▸ The task:
Set aside the pictures and output only the lines from the one containing "Give me the matplotlib source for this chart." up to and including the one containing "import matplotlib.pyplot as plt".

▸ Provided information:
-- Start --

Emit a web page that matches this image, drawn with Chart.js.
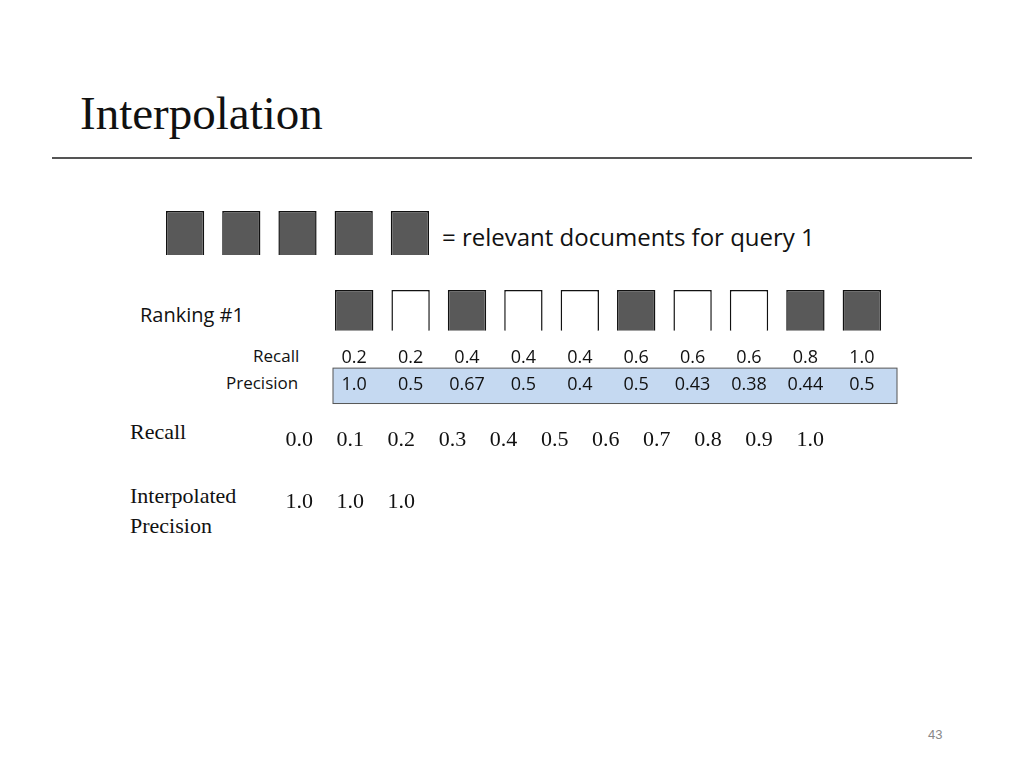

-- End --
-- Start --

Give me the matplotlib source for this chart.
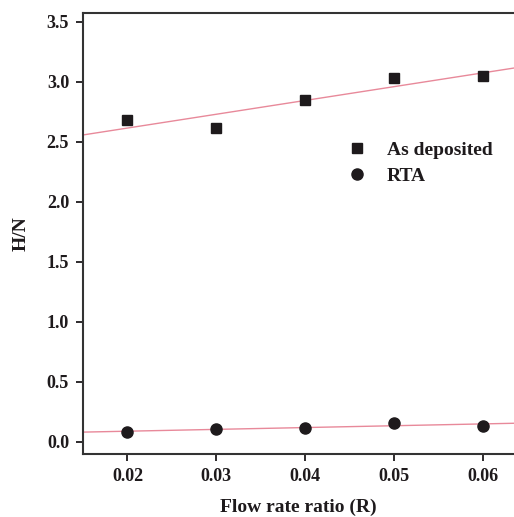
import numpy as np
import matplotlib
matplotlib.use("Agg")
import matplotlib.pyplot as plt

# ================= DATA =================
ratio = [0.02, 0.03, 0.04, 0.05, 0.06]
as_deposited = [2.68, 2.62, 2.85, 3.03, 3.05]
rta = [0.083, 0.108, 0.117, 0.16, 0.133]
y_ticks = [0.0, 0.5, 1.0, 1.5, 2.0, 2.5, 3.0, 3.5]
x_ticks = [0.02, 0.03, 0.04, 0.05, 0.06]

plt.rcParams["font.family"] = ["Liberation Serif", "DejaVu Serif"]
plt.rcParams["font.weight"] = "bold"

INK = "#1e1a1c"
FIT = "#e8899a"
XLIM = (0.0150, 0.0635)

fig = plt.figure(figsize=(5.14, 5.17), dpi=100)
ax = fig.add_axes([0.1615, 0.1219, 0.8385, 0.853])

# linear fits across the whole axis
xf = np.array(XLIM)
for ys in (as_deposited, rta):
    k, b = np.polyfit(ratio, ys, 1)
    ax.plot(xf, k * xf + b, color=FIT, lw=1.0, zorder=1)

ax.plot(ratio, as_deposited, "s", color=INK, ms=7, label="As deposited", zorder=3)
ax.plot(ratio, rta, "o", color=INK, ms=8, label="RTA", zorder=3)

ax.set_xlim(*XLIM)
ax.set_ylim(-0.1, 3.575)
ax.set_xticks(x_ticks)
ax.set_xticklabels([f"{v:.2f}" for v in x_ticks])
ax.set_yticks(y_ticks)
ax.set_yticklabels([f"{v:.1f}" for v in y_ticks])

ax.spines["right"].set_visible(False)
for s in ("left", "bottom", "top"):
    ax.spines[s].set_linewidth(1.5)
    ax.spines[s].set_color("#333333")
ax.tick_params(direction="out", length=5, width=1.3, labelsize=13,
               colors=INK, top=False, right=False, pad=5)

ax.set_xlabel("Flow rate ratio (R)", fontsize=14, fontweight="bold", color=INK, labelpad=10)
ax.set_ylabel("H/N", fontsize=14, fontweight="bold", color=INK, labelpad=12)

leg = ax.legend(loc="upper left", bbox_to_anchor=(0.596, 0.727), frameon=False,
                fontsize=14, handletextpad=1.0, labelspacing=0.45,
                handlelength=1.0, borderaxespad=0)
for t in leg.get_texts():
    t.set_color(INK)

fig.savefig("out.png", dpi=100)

-- End --

▸ Problem solution:
Give me the matplotlib source for this chart.
import numpy as np
import matplotlib
matplotlib.use("Agg")
import matplotlib.pyplot as plt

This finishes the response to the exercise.